チバ県からグンマ県へ引っ越しした主人公。最後の秘境と呼ばれるその地は、独自の習俗・文化をもって他県からの侵攻を防ぎ、北関東残り二県との抗争を繰り広げていた。主人公はこの特異な県で生きていくことができるのか。そして同じクラスの女子との恋の行方は。
地方民の自分にとってはグンマ県でさえも陸路で大都会東京へと繋がっているので都会に思える。なので、そこまで田舎や特殊性をアピールされると反対に、自分の住む県もディスられているように感じてしまった。あくまでもコメディなので目くじらを立てるのは野暮なのだが、そこまでこき落さんでもええやんと思わざるを得ない。

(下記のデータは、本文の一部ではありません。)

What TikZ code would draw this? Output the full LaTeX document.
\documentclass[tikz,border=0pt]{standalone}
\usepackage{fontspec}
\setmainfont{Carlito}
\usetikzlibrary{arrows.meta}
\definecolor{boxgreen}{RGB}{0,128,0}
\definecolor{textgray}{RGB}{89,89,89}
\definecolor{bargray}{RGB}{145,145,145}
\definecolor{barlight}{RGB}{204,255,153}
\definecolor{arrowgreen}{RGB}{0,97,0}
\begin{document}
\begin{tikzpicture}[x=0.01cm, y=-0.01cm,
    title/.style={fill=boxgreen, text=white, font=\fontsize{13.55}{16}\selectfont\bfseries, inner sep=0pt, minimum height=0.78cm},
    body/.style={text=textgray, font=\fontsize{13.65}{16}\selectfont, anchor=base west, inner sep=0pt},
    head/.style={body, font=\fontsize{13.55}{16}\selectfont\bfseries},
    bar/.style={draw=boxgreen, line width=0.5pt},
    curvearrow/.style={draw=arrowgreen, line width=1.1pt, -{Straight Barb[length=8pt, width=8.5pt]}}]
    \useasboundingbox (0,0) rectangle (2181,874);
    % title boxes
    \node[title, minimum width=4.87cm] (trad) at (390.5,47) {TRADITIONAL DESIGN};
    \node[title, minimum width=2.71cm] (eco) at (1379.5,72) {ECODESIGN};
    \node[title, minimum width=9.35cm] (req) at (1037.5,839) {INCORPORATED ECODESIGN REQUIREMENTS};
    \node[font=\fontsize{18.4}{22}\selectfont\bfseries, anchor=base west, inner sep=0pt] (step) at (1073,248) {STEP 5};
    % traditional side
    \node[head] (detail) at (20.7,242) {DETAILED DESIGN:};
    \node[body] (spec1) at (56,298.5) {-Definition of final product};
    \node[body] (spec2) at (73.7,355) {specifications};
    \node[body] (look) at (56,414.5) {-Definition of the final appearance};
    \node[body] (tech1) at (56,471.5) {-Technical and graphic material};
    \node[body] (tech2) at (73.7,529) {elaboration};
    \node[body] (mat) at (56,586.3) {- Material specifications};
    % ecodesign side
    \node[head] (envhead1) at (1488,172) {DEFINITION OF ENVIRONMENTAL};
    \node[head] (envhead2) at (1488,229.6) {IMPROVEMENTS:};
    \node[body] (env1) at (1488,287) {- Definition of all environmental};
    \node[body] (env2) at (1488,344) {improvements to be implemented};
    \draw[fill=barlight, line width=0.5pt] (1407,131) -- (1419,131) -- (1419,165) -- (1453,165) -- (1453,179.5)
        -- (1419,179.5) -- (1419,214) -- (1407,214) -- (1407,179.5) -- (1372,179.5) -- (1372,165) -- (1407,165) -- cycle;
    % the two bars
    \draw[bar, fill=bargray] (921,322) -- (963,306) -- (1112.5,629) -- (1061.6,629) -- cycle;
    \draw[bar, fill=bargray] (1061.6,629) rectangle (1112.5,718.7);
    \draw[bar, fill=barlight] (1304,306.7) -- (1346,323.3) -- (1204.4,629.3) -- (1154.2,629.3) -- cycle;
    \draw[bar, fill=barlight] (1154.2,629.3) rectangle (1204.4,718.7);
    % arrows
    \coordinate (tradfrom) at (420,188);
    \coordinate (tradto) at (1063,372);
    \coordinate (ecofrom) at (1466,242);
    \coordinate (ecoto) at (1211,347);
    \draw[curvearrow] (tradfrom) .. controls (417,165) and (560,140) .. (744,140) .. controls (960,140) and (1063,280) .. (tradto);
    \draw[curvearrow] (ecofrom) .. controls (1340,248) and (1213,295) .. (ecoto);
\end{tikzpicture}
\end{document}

そしてグンマ県民は標準語をしゃべっているのに、敵対する二県の県民は方言でしゃべっているのに作為を感じてしまった。餃子も納豆もオレは大好きだ。
主人公の間宮祥太朗は下ネタを出しつつ変顔で笑いを誘ってくれる。意中のグンマ愛強の女子と仲良くなる妄想を独りよがりしてくれるが、主人公の属性がとっ散らかっていて感情移入ができない。原作でも山の神を鎮めるため股間を露出するシーンがあるが、そこまで神々しく演出はされてなかったので、実写で過度に演出するのはキャラクター崩壊になってしまっている。更に重要なキーマンの幼なじみは、原作とはまったく違う描かれ方をしており、もはや別物。わざわざ登場させなければいけないのかと思うほどのキャラ変。ふとキャラクターを整理してみると、グンマ愛狂気のキャラクターが丸くなっており、キャラ設定をやっちまった感を全開に感じる。

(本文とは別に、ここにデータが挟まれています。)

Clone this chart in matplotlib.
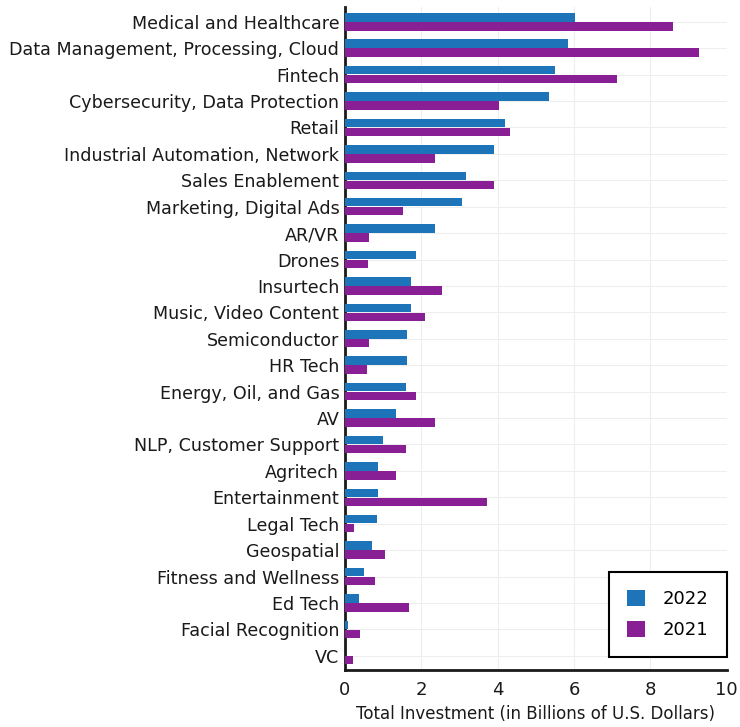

そして、主人公意中の女子はただのお色気要因でしかない。馬場ふみかのファンなら彼女に罵倒されたら嬉しいのだろうが、自分には不愉快に感じてしまった。サービス的にパンチラも見せてくれるが、作為的で健全なお色気が感じられない。原作の画も女子には色気が感じられなかったが、それを上回るひどさ。これもキャラクターが違うんだよな。
そして一番鼻についたのが、チョイ役の登場人物が某有名興業所属の芸人ばかりで、いかにも地方の金を大都会の大企業が吸い上げにきているように見える。先生役のロバート山本博は群馬県出身のようだが、ほとんどの芸人が他都道府県出身者ばかり。隣県出身の漫才コンビや納豆を勧める元グラビアアイドルなど、出演させる必要あるのかと疑問に感じた。ご当地ゆるキャラが出るのはいいが、例の九州の黒いクマを出すのは無理がある。関西弁も違和感しかない。

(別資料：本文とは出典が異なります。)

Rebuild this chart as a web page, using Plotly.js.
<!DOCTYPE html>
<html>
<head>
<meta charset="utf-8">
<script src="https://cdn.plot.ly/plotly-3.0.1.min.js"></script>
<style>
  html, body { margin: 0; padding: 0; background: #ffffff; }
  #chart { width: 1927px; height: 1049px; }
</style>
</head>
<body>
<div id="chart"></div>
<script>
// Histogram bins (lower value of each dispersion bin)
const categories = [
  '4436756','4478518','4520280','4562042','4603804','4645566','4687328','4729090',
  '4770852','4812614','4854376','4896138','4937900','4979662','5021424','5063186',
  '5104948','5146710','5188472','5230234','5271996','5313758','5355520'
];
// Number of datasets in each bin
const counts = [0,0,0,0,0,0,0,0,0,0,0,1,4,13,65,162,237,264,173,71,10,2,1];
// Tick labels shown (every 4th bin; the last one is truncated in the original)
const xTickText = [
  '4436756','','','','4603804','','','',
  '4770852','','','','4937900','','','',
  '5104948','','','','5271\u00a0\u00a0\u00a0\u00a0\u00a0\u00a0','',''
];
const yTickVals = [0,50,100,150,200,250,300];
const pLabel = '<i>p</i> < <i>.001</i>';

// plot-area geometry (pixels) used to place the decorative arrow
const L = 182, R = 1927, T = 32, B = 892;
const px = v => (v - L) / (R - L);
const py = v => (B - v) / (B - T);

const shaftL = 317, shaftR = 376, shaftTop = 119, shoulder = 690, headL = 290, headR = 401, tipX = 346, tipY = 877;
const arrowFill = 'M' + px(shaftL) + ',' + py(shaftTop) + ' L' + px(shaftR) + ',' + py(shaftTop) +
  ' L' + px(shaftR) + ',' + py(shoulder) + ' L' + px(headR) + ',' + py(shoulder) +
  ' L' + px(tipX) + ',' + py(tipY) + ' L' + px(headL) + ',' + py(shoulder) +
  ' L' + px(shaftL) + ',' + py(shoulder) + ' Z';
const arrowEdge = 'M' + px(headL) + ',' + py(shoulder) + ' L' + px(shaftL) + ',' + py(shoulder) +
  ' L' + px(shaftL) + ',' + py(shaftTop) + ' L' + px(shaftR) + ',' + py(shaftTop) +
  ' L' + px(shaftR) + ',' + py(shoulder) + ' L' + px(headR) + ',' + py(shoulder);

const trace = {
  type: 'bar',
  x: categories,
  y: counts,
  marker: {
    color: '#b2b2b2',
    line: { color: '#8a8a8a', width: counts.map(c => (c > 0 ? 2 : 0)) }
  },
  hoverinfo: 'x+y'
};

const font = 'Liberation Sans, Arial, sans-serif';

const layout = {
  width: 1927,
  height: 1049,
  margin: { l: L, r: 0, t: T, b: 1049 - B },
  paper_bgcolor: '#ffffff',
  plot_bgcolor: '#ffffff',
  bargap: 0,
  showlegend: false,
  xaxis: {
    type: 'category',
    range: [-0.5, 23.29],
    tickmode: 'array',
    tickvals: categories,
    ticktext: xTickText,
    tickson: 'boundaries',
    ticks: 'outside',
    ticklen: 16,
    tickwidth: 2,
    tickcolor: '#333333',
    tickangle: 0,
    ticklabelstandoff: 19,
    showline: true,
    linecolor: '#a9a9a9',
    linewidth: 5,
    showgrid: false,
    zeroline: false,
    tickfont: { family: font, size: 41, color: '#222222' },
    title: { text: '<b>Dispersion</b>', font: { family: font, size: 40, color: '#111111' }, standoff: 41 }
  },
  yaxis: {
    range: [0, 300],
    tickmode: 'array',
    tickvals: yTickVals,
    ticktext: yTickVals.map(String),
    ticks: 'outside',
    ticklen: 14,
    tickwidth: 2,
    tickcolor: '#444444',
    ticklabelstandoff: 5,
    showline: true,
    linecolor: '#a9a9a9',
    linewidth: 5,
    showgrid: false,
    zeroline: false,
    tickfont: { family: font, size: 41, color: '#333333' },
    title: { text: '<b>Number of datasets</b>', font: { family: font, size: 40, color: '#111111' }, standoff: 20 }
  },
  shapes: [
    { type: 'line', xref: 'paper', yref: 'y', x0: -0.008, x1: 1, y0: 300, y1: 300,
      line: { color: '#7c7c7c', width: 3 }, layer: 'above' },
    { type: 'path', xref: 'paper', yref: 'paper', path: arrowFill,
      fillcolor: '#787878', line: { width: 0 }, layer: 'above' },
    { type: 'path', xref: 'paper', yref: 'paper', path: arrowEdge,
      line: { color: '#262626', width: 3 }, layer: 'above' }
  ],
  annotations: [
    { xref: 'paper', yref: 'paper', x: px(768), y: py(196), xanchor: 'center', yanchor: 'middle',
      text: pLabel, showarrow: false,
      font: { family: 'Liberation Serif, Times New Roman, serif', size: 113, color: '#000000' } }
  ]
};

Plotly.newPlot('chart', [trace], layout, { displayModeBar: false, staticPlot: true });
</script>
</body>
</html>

唯一笑ったのが、グンマ出身の有名人の写真を踏み絵をさせるため、最初に出してきたのが篠原涼子。敵もこれはオレらにも無理と次に出してきた写真が井森美幸。グンマー人がこれは踏めると言い切ったのは爆笑。井森美幸もグンマ県の知名度向上に貢献しているはずなんだが、失礼にも笑ってしまった。スイマセン。
地方ディスは地元をディスりつつ愛情が感じられないと、観ていて不愉快になるがこの作品は不愉快を感じさせる。愛情が感じられなかった。人気の原作だっただけに非常に残念。近隣の県との抗争を抜きにして、地方に暮らす、都会から来た主人公と地元のクラスメイトとの間に起こる違和をドタバタ青春コメディにすればよかった。ただ、群馬県は面白そうなので行ってみたいと思っている。魅力度ランキングなんて当てにならない。